The Big Issue has come under fire after announcing a controversial deal which will see magazine vendors wearing the logo of a wine company sponsor.
Big Issue bosses have signed a £60,000 deal to advertise wine company Fairhills on new high-visibility red tabards to be worn by its employees.
But the charity’s street vendors believe the move is highly inappropriate as many of them are recovering alcoholics and drug addicts.
Homeless Matthew Blackman, 40, who sells The Big Issue in Bristol city centre, described the new tabards as ”wrong” and ”a big mistake”.
He said: ”It’s disgusting because most of us vendors are either drug addicts or alcoholics. To be sponsored by a company that profits from that seems wrong.
”They are making a big mistake. Even though they are being paid a lot of money it’s still bad publicity. It’s like some bad, ironic joke.”
Steve, who sells the magazine in Bath, added: ”I am a bit annoyed to hear that a wine company will be sponsoring the jackets as a lot of the vendors have an alcohol dependency.
”If it is helping the Big Issue then it is important but I think the company should provide some kind of support to vendors on how to get off the alcohol.”
The Big Issue Foundation offers homeless and vulnerable people in Britain the opportunity to earn a legitimate income by ”working not begging”.

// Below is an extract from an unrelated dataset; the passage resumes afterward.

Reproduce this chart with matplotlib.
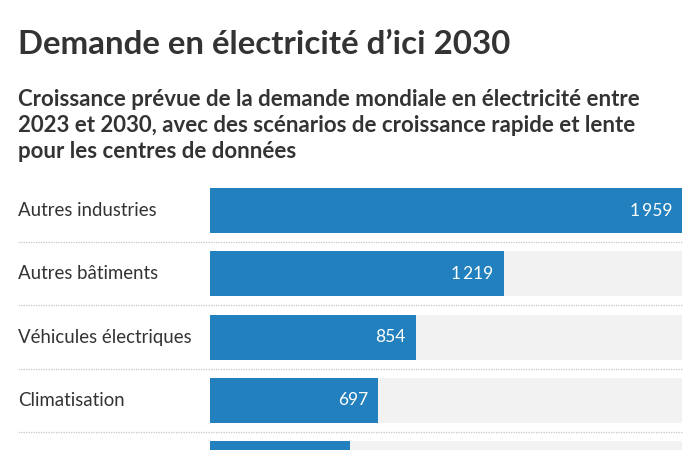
import matplotlib
matplotlib.use("Agg")
import matplotlib.pyplot as plt
import matplotlib.transforms as mtransforms

plt.rcParams['font.family'] = ['Lato', 'DejaVu Sans']

# données (TWh)
categories = ['Autres industries', 'Autres bâtiments', 'Véhicules électriques',
              'Climatisation', 'Centres de données (croissance rapide)']
values = [1959, 1219, 854, 697, 583]
vmax = 1959

BLUE = '#2180bd'
TRACK = '#f2f2f2'
TEXT = '#333333'

fig = plt.figure(figsize=(7, 4.5), dpi=100)
fig.patch.set_facecolor('white')

fig.text(18 / 700, 1 - 45 / 450, "Demande en électricité d’ici 2030",
         fontsize=23.8, fontweight='bold', color=TEXT, va='center', ha='left')
fig.text(18 / 700, 1 - 89 / 450,
         "Croissance prévue de la demande mondiale en électricité entre\n"
         "2023 et 2030, avec des scénarios de croissance rapide et lente\n"
         "pour les centres de données",
         fontsize=16, fontweight='bold', color=TEXT, va='top', ha='left',
         linespacing=1.3)

# axes aligned with bar tracks
left, right = 210 / 700, 682 / 700
top_px = 178
pitch = 63.3
ax = fig.add_axes([left, 0, right - left, (450 - top_px) / 450])
rows_visible = (450 - top_px) / pitch
y_top = -32.5 / pitch
ax.set_ylim(y_top + rows_visible, y_top)
ax.set_xlim(0, vmax)
ax.axis('off')

ypos = list(range(len(categories)))
bh = 45 / pitch
ax.barh(ypos, [vmax] * len(values), height=bh, color=TRACK, clip_on=False)
ax.barh(ypos, values, height=bh, color=BLUE, clip_on=False)

trans = mtransforms.blended_transform_factory(ax.transAxes, ax.transData)
lab_x = (18 - 210) / 472
for y, cat, v in zip(ypos, categories, values):
    ax.plot([lab_x, 1], [y + 0.5, y + 0.5], transform=trans, color='#c4c4c4',
            lw=0.9, ls=(0, (1, 1)), clip_on=False)
    if y + 0.3 > y_top + rows_visible:
        continue  # ligne coupée par le bas de l'image
    ax.text(lab_x, y, cat, transform=trans, fontsize=13.4, color=TEXT,
            ha='left', va='center')
    txt = f"{v:,}".replace(',', '\u2009')
    ax.text(v - vmax * 10 / 472, y, txt, fontsize=12.5, color='white',
            ha='right', va='center')

fig.savefig('out.png', dpi=100)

Vendors buy the magazine for 85p and then sell them to the public for £1.70, keeping the 85p profit for themselves.
However, Big Issue salesmen and women are up in arms after the charity announced a sponsorship deal with organic wine company Fairhills.
From August 1 this year 3,000 high-visibility red vests featuring a wine advert on the front and rear will be worn by vendors.
Big Issue Chief executive Stephen Robertson said the initiative would make vendors more visible and claimed they can choose whether to wear the tabard or not.
He said: ”We know that by having these tabards available vendors will be a lot more visible and raise the company’s profile which will make them more able to turn their paper sales into money for them.
”We don’t work with companies that directly undermine our ethos and if vendors feel they are not at the stage where they are happy to wear the jacket that is their choice.
”We are not insisting that they wear it and if they don’t want to then we respect that.”
However, vendor Pat, who did not want his surname printed, claims that The Big Issue is forcing them to wear the new tabards.
He said: ”They’re [Big Issue] telling us, not asking us, to advertise an alcoholic product.
”I’m a recovering alcoholic. Most vendors have one addiction or the other – that’s why they’re selling it.”
Big Issue publisher Lisa Woodman said it had been trying to secure sponsorship for jackets for a long time before striking a deal with Fairhills.
She said: ”This is something we have wanted for a long, long time to offer these jackets to our vendors but we just don’t have the funds to cover the costs.
”It has taken us a while in this economic climate to find someone to cover these costs so we are really grateful to Fairhills.”
Fairhills is an organic wine company associated with the Fairtrade movement and produces wines from Argentina, Chile, and South Africa.